[start of DATA SEGMENT]

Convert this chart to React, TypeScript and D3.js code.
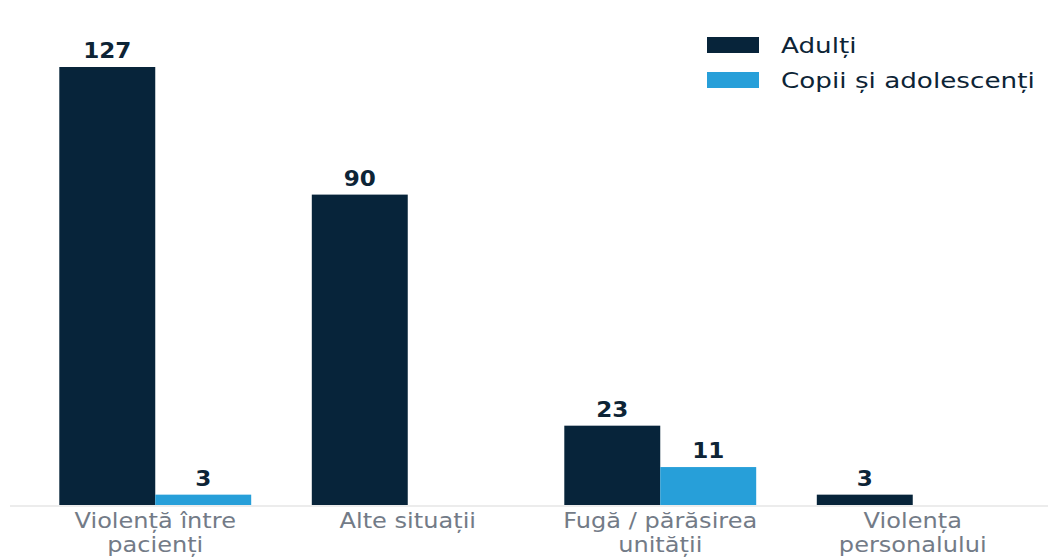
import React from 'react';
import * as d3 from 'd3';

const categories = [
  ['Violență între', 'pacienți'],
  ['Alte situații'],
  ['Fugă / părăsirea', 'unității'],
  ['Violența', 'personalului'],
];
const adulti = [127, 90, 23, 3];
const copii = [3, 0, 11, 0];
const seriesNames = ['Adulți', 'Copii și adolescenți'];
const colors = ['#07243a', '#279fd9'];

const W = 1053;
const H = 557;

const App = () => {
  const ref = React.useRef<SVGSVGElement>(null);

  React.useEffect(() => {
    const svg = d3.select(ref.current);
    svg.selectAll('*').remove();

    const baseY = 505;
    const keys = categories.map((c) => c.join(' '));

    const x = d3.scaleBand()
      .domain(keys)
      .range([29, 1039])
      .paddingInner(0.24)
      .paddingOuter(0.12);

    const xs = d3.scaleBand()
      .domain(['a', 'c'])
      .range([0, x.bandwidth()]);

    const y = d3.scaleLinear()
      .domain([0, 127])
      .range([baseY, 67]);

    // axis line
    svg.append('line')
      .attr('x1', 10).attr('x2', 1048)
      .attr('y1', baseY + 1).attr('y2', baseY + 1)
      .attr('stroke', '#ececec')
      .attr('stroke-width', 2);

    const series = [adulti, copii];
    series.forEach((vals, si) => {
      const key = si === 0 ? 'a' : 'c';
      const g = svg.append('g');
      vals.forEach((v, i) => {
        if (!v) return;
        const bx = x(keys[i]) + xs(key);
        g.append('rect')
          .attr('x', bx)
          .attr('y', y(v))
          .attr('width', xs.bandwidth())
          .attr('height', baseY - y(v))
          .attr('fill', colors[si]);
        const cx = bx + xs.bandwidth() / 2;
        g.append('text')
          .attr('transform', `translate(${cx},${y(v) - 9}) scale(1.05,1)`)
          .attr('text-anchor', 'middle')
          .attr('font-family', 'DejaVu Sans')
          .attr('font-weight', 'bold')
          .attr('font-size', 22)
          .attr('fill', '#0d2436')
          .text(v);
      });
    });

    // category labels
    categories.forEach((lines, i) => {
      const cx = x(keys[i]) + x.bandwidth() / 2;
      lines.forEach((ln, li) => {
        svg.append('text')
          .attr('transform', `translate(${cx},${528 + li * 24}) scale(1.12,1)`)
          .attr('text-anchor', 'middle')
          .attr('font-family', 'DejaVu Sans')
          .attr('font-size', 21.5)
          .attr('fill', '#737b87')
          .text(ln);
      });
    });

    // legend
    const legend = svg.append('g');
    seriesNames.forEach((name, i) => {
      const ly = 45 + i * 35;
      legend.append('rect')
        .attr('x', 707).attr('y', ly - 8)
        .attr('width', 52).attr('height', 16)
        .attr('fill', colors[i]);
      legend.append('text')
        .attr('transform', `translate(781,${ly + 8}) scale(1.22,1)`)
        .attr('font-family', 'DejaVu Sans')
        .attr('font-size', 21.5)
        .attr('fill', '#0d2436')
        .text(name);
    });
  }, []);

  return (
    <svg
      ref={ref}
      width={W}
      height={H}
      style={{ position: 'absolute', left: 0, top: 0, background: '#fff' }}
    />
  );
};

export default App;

[end of DATA SEGMENT]

### STATED EXERCISE
Pull out each line containing the word "React" and copy it.

### FINAL RESULT
Convert this chart to React, TypeScript and D3.js code.
import React from 'react';
  const ref = React.useRef<SVGSVGElement>(null);
  React.useEffect(() => {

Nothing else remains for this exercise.